Rendez-vous avec le Frère Walter Perin

Il existe d’autres problèmes que l’actuelle épidémie, par exemple ceux liés à l’édition de caricatures moquant la foi des croyants. Qu’en pense le P. Perin, moine bénédictin de l’abbaye de Randol, en résidence à l’ermitage Notre-Dame de Mièges ?

Dans le dernier numéro de Sources, le journal du doyenné de Champagnole, vous exprimez votre réserve quant au droit au blasphème. Selon vous, jusqu'où peut aller le droit à la caricature ?

Je répondrai par les propos de la Conférence des évêques de France réunis en assemblée plénière le 7 novembre dernier : « La liberté doit être défendue, sans faiblesse. Est-ce à dire que la liberté d’expression ne doit connaître aucune retenue vis-à-vis d’autrui ? (…) Oui, les croyants, comme tous les citoyens, peuvent être blessés par des injures, des railleries et aussi par des caricatures offensantes. » Le Pape François ne dit pas autre chose.

Comprenez-vous les réactions des musulmans qui se sentent offensés par des dessins qui s'en prennent à leur foi ?

Tout à fait, car la foi touche à ce qu’il y a de plus cher chez les croyants. La Bible enseigne (Tobie 4,5) ce que la tradition a appelé « la règle d’or » parce qu’elle exprime la règle de base universelle de toute relation humaine digne de ce nom, et qui est exprimée par toutes les grandes religions et toutes les cultures : « Ne fais pas à autrui ce que tu ne veux pas qu’on te fasse ». La liberté va de pair avec le respect de ce que les autres ont de plus cher.

Qu'est-ce qu'un chrétien peut dire à un musulman, lui qui a une longue pratique des dessins satiriques moquant ce qu'il a de plus cher ?

La liberté d’expression perd sa légitimité si elle offense et outrage gratuitement les personnes dans leurs sentiments légitimes les plus profonds. Les chrétiens comme les musulmans ont le droit de se faire entendre sans violence en relevant le débat au-dessus des railleries de bas étage.

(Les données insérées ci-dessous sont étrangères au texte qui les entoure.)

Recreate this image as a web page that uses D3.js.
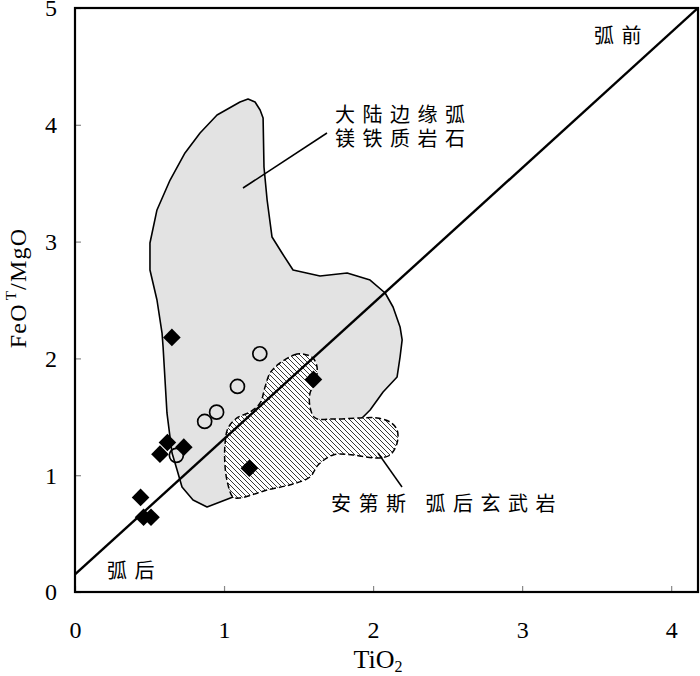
<!DOCTYPE html>
<html>
<head>
<meta charset="utf-8">
<script src="https://cdn.jsdelivr.net/npm/d3@7"></script>
<style>
  html, body { margin: 0; padding: 0; background: #fff; }
  svg { display: block; }
</style>
</head>
<body>
<svg id="chart" width="700" height="676"></svg>
<script>
// ── Data ────────────────────────────────────────────────────────────────────
const xTicks = [0, 1, 2, 3, 4];
const yTicks = [0, 1, 2, 3, 4, 5];

// filled diamonds [TiO2, FeOT/MgO]
const diamonds = [
  [0.65, 2.18], [0.62, 1.28], [0.57, 1.18], [0.73, 1.24],
  [0.44, 0.81], [0.46, 0.64], [0.51, 0.64], [1.17, 1.06], [1.60, 1.82]
];
// open circles
const circles = [
  [1.24, 2.04], [1.09, 1.76], [0.95, 1.54], [0.87, 1.46], [0.68, 1.17]
];

// continental-arc mafic rocks field (grey)
const arcField = [
  [1.161, 4.221], [1.208, 4.195], [1.242, 4.127], [1.262, 4.058], [1.268, 3.639],
  [1.289, 3.356], [1.322, 3.039], [1.389, 2.902], [1.463, 2.757], [1.644, 2.705],
  [1.826, 2.731], [1.980, 2.671], [2.081, 2.560], [2.134, 2.440], [2.181, 2.269],
  [2.195, 2.158], [2.181, 2.012], [2.161, 1.841], [2.067, 1.712], [1.980, 1.558],
  [1.926, 1.490], [1.510, 1.045], [1.060, 0.813], [0.886, 0.728], [0.792, 0.788],
  [0.718, 0.899], [0.685, 1.045], [0.651, 1.190], [0.617, 1.533], [0.604, 1.815],
  [0.591, 2.098], [0.584, 2.217], [0.550, 2.500], [0.503, 2.757], [0.503, 2.988],
  [0.550, 3.271], [0.638, 3.527], [0.738, 3.759], [0.839, 3.930], [0.953, 4.084],
  [1.107, 4.195]
];

// Andes back-arc basalts field (hatched)
const andesField = [
  [1.557, 2.029], [1.490, 2.038], [1.376, 1.961], [1.309, 1.875], [1.275, 1.755],
  [1.242, 1.618], [1.174, 1.541], [1.087, 1.490], [1.027, 1.404], [1.007, 1.276],
  [1.007, 1.070], [1.027, 0.916], [1.060, 0.813], [1.107, 0.805], [1.289, 0.873],
  [1.463, 0.925], [1.577, 0.985], [1.631, 1.087], [1.732, 1.173], [1.866, 1.173],
  [2.027, 1.147], [2.114, 1.173], [2.161, 1.276], [2.161, 1.387], [2.114, 1.455],
  [2.027, 1.490], [1.913, 1.490], [1.732, 1.481], [1.611, 1.490], [1.577, 1.584],
  [1.577, 1.704], [1.611, 1.789], [1.624, 1.926], [1.597, 2.003]
];

// fore-arc / back-arc divide
const divide = [[0, 0.15], [4.18, 5]];

// ── Setup ───────────────────────────────────────────────────────────────────
const SERIF = '"Liberation Serif", "Times New Roman", serif';
const CJK = '"Noto Sans CJK SC", sans-serif';

const svg = d3.select('#chart');
const x = d3.scaleLinear().domain([0, 4.18]).range([75, 698]);
const y = d3.scaleLinear().domain([0, 5]).range([592, 8]);

const defs = svg.append('defs');
const hatch = defs.append('pattern').attr('id', 'hatch')
  .attr('patternUnits', 'userSpaceOnUse').attr('width', 5).attr('height', 5);
hatch.append('rect').attr('width', 5).attr('height', 5).attr('fill', '#fff');
hatch.append('path').attr('d', 'M-1,-1 L6,6 M-1,4 L1,6 M4,-1 L6,1')
  .attr('stroke', '#222').attr('stroke-width', 0.9);

defs.append('clipPath').attr('id', 'plot-clip')
  .append('rect').attr('x', 75).attr('y', 8).attr('width', 623).attr('height', 584);

const line = d3.line().x(d => x(d[0])).y(d => y(d[1]));
const smooth = d3.line().x(d => x(d[0])).y(d => y(d[1])).curve(d3.curveCatmullRomClosed.alpha(0.5));

const g = svg.append('g').attr('clip-path', 'url(#plot-clip)');

// ── Fields ──────────────────────────────────────────────────────────────────
g.append('path').attr('d', line(arcField) + 'Z')
  .attr('fill', '#e3e3e3').attr('stroke', '#000').attr('stroke-width', 1.6)
  .attr('stroke-linejoin', 'round');

g.append('path').attr('d', smooth(andesField))
  .attr('fill', 'url(#hatch)').attr('stroke', '#000').attr('stroke-width', 1.5)
  .attr('stroke-dasharray', '6,3');

// ── Divide line ─────────────────────────────────────────────────────────────
g.append('path').attr('d', line(divide))
  .attr('stroke', '#000').attr('stroke-width', 2.4).attr('fill', 'none');

// ── Axes (inner grey ticks, serif labels) ───────────────────────────────────
const axisX = svg.append('g').attr('transform', `translate(0,${y(0)})`)
  .call(d3.axisBottom(x).tickValues(xTicks).tickSize(-6).tickFormat(d3.format('d')));
const axisY = svg.append('g').attr('transform', `translate(${x(0)},0)`)
  .call(d3.axisLeft(y).tickValues(yTicks).tickSize(-6).tickFormat(d3.format('d')));
[axisX, axisY].forEach(a => {
  a.attr('font-family', null).attr('font-size', null);
  a.select('.domain').remove();
  a.selectAll('.tick line').attr('stroke', '#888').attr('stroke-width', 1.2);
  a.selectAll('.tick text')
    .style('font-family', SERIF).style('font-size', '24px').attr('fill', '#000');
});
axisX.selectAll('.tick text').attr('dy', null).attr('y', 46);
axisY.selectAll('.tick text').attr('x', -18).attr('dy', '0.33em');

// frame
svg.append('rect').attr('x', 75).attr('y', 8).attr('width', 623).attr('height', 584)
  .attr('fill', 'none').attr('stroke', '#000').attr('stroke-width', 2.2);

// ── Points ──────────────────────────────────────────────────────────────────
svg.append('g').selectAll('path.dia').data(diamonds).join('path')
  .attr('class', 'dia')
  .attr('d', d3.symbol(d3.symbolSquare, 155))
  .attr('transform', d => `translate(${x(d[0])},${y(d[1])}) rotate(45)`)
  .attr('fill', '#000');

svg.append('g').selectAll('circle').data(circles).join('circle')
  .attr('cx', d => x(d[0])).attr('cy', d => y(d[1])).attr('r', 7)
  .attr('fill', 'none').attr('stroke', '#000').attr('stroke-width', 1.7);

// ── Labels ──────────────────────────────────────────────────────────────────
svg.append('text').style('font-family', SERIF).style('font-size', '26px')
  .attr('x', 378).attr('y', 668).attr('text-anchor', 'middle')
  .call(t => {
    t.append('tspan').text('TiO');
    t.append('tspan').style('font-size', '16px').attr('dy', 4).text('2');
  });

svg.append('text').style('font-family', SERIF).style('font-size', '24px')
  .attr('letter-spacing', 1.2)
  .attr('transform', 'translate(26,288) rotate(-90)').attr('text-anchor', 'middle')
  .call(t => {
    t.append('tspan').text('FeO');
    t.append('tspan').style('font-size', '15px').attr('dx', 3).attr('dy', -10).text('T');
    t.append('tspan').attr('dy', 10).text('/MgO');
  });

const cjk = (txt, px, py) => svg.append('text')
  .style('font-family', CJK).style('font-size', '20px')
  .attr('letter-spacing', 7.5).attr('x', px).attr('y', py).text(txt);

cjk('弧前', 594, 43);
cjk('弧后', 107, 578);
cjk('大陆边缘弧', 335, 122);
cjk('镁铁质岩石', 335, 146);
cjk('安第斯 弧后玄武岩', 331, 511);

// leader lines
svg.append('line').attr('x1', 243).attr('y1', 188).attr('x2', 327).attr('y2', 133)
  .attr('stroke', '#000').attr('stroke-width', 1.5);
svg.append('line').attr('x1', 378).attr('y1', 453).attr('x2', 402).attr('y2', 487)
  .attr('stroke', '#000').attr('stroke-width', 1.5);
</script>
</body>
</html>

Résidant à l'ermitage Notre-Dame de Mièges, vous y exercez la mission d'accueil spirituel. Voulez-vous expliquer simplement en quoi cela consiste ? J'ose même vous demander : Est-ce réservé aux seuls croyants ?

La vie monastique a commencé au désert où se sont retirées des personnes dont ont été recueillies des maximes de vie spirituelle (les apophtegmes des Pères du désert), fruit de leur vie de prière et de recherche de Dieu dans le silence et la retraite. Il me semble important dans ce désert spirituel d’aujourd’hui que les personnes consacrées dans une vie de retraite renouent avec cette vocation d’accueil des personnes dans leur recherche de Dieu ou leurs questionnements sur la foi.